THE INVESTIGATORS: Attorney for Bob Dean works to get nursing home licenses reinstated
BATON ROUGE, La. (WAFB) - Attorney John McLindon and the legal team for nursing home operator Bob Dean, Jr. is swinging back, working to clear his name and get his licenses back weeks after he made the call to evacuate more than 800 of his elderly nursing home residents to this warehouse in Tangipahoa Parish. Seven people died and 12 more had to be hospitalized during the ordeal.
“We’re going to appeal because it’s a business he has and he takes care of people and serves a very important service or need to the community so we definitely want to get those licenses back,” said McLindon.
McLindon says Dean did nothing wrong. As Attorney General Jeff Landry’s Office looks into what happened, he is firm- his client will not face any criminal charges.
“I can just tell you, Scottie, from everything I’ve seen, I have seen nothing that rises to the level of criminal conduct at all,” McLindon added.
The Louisiana Department of Health has said they were kicked off the property when they went to go check things out at the warehouse once the storm had passed. When inspectors went back the next day they say they found horrific conditions, including folks being stuffed onto cots on the floor, a smell of urine throughout the facility, and some water puddling inside. McLindon says some of that has been exaggerated.
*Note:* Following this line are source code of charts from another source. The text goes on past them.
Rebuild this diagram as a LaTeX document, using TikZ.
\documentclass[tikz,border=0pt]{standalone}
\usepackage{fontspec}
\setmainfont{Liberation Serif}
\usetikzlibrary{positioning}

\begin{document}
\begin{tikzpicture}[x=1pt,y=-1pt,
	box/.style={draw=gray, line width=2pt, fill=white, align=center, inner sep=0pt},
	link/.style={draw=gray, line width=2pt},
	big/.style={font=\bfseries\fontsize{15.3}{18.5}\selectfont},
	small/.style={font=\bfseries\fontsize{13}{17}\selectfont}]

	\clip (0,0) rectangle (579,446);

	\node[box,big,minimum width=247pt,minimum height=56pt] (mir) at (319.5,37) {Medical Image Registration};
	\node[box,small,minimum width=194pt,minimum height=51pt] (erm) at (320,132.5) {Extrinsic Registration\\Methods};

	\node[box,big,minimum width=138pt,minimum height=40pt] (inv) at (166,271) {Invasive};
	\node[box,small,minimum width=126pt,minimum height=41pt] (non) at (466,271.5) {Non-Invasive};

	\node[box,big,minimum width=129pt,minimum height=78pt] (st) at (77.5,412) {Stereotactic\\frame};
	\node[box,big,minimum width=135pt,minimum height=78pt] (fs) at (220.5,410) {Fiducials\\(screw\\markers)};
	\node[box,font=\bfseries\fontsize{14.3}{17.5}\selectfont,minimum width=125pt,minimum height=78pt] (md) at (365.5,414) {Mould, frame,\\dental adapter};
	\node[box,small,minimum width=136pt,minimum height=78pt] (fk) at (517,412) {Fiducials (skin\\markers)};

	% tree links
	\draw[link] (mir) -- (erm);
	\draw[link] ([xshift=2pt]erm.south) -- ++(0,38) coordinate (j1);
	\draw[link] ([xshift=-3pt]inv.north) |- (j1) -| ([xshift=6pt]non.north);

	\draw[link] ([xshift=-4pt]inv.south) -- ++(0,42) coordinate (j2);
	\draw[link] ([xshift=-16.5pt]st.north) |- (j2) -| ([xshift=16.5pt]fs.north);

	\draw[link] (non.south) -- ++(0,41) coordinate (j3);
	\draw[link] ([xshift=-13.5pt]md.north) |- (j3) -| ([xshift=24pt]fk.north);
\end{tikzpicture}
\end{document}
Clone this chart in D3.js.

“Yeah there were some reports about that. Remember this also, a lot of the staff had to leave their families in New Orleans and Jefferson. Not all of them were able to get up there and then when they even got there, some of them we’re staying in temporary housing and they had trouble getting back to the facilities on day two, three and four because the roads were blocked, there was damage you know because the hurricane went right through there. So at times, we were a little short on staff but again, overall these folks did a really good job. They took care of these people under not the best circumstances,” McLindon said.
WAFB’s Scottie Hunter asked McLindon whether the allegations are true that some elderly residents did not get food or medications in a timely manner.
“I’ve never heard that,” McLindon answered. “I can tell you the documents I have from the Louisiana Department of Health do not support that.”
A number of lawsuits have been filed in the case. Just last week, one was filed in East Baton Rouge on behalf of Darlene Franklin, an elderly resident. That lawsuit is holding not only Dean but the state responsible as well.
“Because they approved the plan. They approved it. Bob Dean submitted this plan to dump over 800 people into a warehouse during a hurricane and they said, you know what? That’s okay. We’re going to approve that,” said attorney Ron Haley.
“There’s a lot of Monday morning quarterbacking going on and you know a lot of people are coming in and saying oh you should have done this and you should have done that and it’s really a disservice to the nurses that stayed there and worked so hard,” said McLindon.
McLindon echoes what his client says about the situation, saying given the circumstances, Dean did what he thought was right and he stands behind the decisions that were made as Ida swept through. Right now, McLindon and his client are asking for patience.
“As in most cases, if you just wait, you’re going to see a lot more evidence come out. It’s not as bad as it seems to be,” said McLindon. “Sure there were problems, I don’t deny there were problems but I think when you really start to hear the nurses come out and talk about how they did everything within their power, you’re going to hear a different story.”